Cable / Telecom News

Telecoms who skipped CCTS memberships get wrists slapped


GATINEAU — In two separate decisions issued today, the CRTC concluded it doesn’t need to take any enforcement action against several telecommunications service providers who at one point had failed to become participants in the Commission for Complaints for Telecom-television Services (CCTS), because either they are now CCTS participants or they have stopped providing services.

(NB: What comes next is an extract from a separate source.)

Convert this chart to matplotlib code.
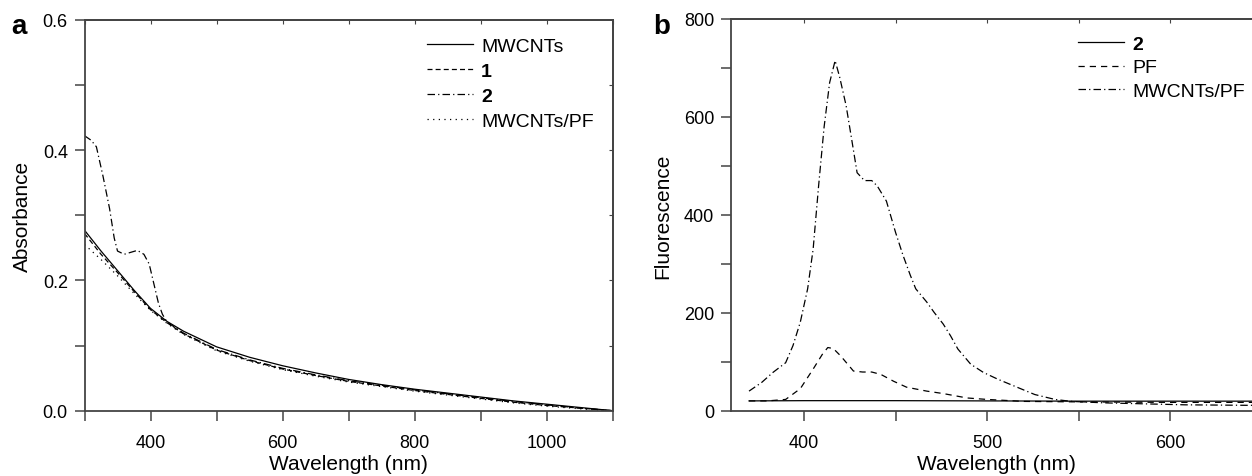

In Telecom Decision CRTC 2021-2, the Commission says it determined Rafiki Technologies committed a violation of the Telecommunications Act by failing to become a participant in the CCTS, but since it became a CCTS participant in August 2020 (almost two years after the CCTS informed the Commission in October 2018 the company was in non-compliance), the Commission says it won’t take any compliance or enforcement action against Rafiki or its director.

In the same decision, the Commission found SkyNet Data Networks (also operating as SkyNet Wireless Networks and SkyNet Canada) was officially dissolved before a complaint was filed with the CCTS in May 2018, and as such, SkyNet did not commit a violation of the Act and no further enforcement action is required, the Commission says.

In a separate decision, Telecom Decision CRTC 2021-4, the Commission determined it will not take any compliance and enforcement action against Golden Rural High Speed, Redbox Solutions, Total Cable Service and WISP Internet Services (which previously had been non-compliant with the CCTS participation requirement), because all four providers are now participants in the CCTS. A fifth telecommunications service provider, Pure Channel Communications, is no longer providing services within the scope of the CCTS’s mandate, and so the Commission says it won’t take further action against the company, although Pure Channel did violate the CCTS participation requirement prior to ceasing its services.

The Commission’s determinations regarding a sixth provider, MySignal.ca Solutions, who was investigated in the same proceeding, will be addressed in a separate decision, the Commission says.